Passing idly through the data, the eye alights on the Highland commuter station of Muir of Ord, on that small network north of Inverness and known as “MOO” to its abbreviating friends. Traffic has risen sharply from 62,428 to 74,462. This is an increase of about 15%. The official comment alongside is “Cause of large increase not clear”.
The extremities are largely down, but are still healthy and overall post an increase:
- North is Thurso (faintly down by 68 from 48,172 to 48,104)
- East is Lowestoft (down from 418,866 to 413,534)
- South is Penzance (up from 556,546 to 579,648)
- West is Arisaig (faintly down by 108 from 7,622 to 7,530)

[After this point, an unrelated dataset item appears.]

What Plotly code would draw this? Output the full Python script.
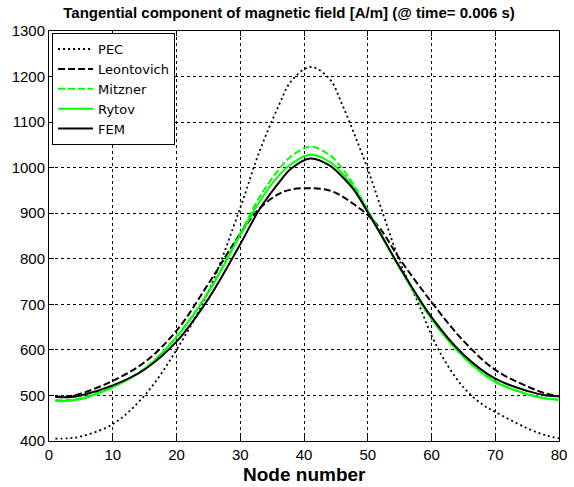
import plotly.graph_objects as go

nodes = [1, 3, 5, 10, 15, 20, 25, 30, 33, 36, 38, 41, 44, 46, 48, 50, 52, 55, 60, 65, 70, 75, 78, 80]
pec_nodes = [1, 3, 5, 10, 15, 20, 25, 30, 33, 36, 38, 41, 44, 46, 48, 50, 52, 55, 58, 60, 62, 65, 68, 70, 75, 78, 80]

pec = [405, 406, 410, 437, 500, 600, 728, 912, 1035, 1135, 1190, 1221, 1195, 1138, 1070, 997, 915, 795, 700, 632, 578, 518, 480, 464, 428, 412, 406]
leontovich = [497, 498, 504, 532, 573, 642, 745, 855, 910, 942, 952, 955, 950, 937, 918, 896, 865, 800, 705, 620, 556, 520, 504, 498]
mitzner = [490, 490, 494, 520, 559, 629, 728, 856, 935, 995, 1025, 1046, 1028, 998, 958, 907, 856, 780, 668, 585, 531, 503, 494, 491]
rytov = [488, 488, 492, 518, 558, 628, 726, 852, 925, 982, 1008, 1029, 1013, 988, 952, 905, 855, 780, 668, 585, 530, 503, 493, 490]
fem = [497, 496, 500, 522, 557, 618, 712, 832, 908, 966, 998, 1020, 1005, 980, 948, 902, 855, 782, 672, 590, 537, 510, 500, 498]

x_ticks = [0, 10, 20, 30, 40, 50, 60, 70, 80]
y_ticks = [400, 500, 600, 700, 800, 900, 1000, 1100, 1200, 1300]

title_text = "Tangential component of magnetic field [A/m] (@ time= 0.006 s)"
xlabel = "Node number"

series = [
    ("PEC", pec_nodes, pec, "black", "2px,3px", 1.8),
    ("Leontovich", nodes, leontovich, "black", "7px,3px", 2),
    ("Mitzner", nodes, mitzner, "#00FF00", "7px,3px", 2),
    ("Rytov", nodes, rytov, "#00FF00", "solid", 2),
    ("FEM", nodes, fem, "black", "solid", 2),
]

fig = go.Figure()
for name, xs, vals, color, dash, w in series:
    fig.add_trace(go.Scatter(
        x=xs, y=vals, name=name, mode="lines",
        line=dict(color=color, dash=dash, width=w, shape="spline", smoothing=1.0),
    ))

axis_common = dict(
    showline=True, linecolor="black", linewidth=1, mirror="ticks",
    ticks="inside", ticklen=5, tickcolor="black", tickwidth=1,
    showgrid=True, gridcolor="black", gridwidth=1, griddash="3px,3px",
    zeroline=False,
    tickfont=dict(family="Arial", size=15, color="black"),
)

fig.update_xaxes(range=[0, 80], tickvals=x_ticks, ticklabeloverflow="allow", **axis_common)
fig.update_yaxes(range=[400, 1300], tickvals=y_ticks, ticklabeloverflow="allow", **axis_common)

fig.update_layout(
    width=574, height=487,
    margin=dict(l=49, r=7, t=31, b=46),
    paper_bgcolor="white", plot_bgcolor="white",
    font=dict(family="Arial", color="black"),
    title=dict(text="<b>" + title_text + "</b>", x=289/574, xanchor="center",
               y=1 - 13/487, yanchor="middle",
               font=dict(family="Arial", size=15, color="black")),
    showlegend=True,
    legend=dict(x=0.006, y=0.995, xanchor="left", yanchor="top",
                bgcolor="white", bordercolor="black", borderwidth=1,
                font=dict(family="DejaVu Sans", size=13, color="black"),
                itemwidth=35, tracegroupgap=0),
    annotations=[dict(text="<b>" + xlabel + "</b>", x=0.5, xref="paper",
                      y=-(474 - 441)/410, yref="paper", yanchor="middle",
                      showarrow=False,
                      font=dict(family="Arial", size=19, color="black"))],
)

fig.write_html("out.html")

Finally, the two part-time stations in Devon:
- Sampford Courtenay rose from 76 to 136, nearly doubling its usage and thereby getting a flag for dramatically increasing traffic, which boringly points out that absolute entries and exits are very low;
- Okehampton fell by almost the same absolute amount, from 3,622 to 3,526.
Considering that the line to Sampford and Okehampton is basically a disused railway, the traffic figures are acceptable (in total there were 36 fewer passengers than the previous year). It is worth noting that since these two stations operate on summer Sundays only they are highly dependent on advertising quality and quantity, how convenient a train every two hours actually is to leisure users and whether or not it rains all summer. 2011 was fairly unexceptional on the weather front. A thought which may explain the slight drops for three of the four extremities – all four are quite dependent on tourist levels.
So, that’s this year settled. Back next year – while the 2012-13 count has now closed, please do consider these figures when deciding which stations to lend your support to in 2013-14.
(And the two new stations were Southend Airport and Buckshaw Parkway, by the by. Smitham was also renamed Coulsdon Town for anyone who struggles to find it.)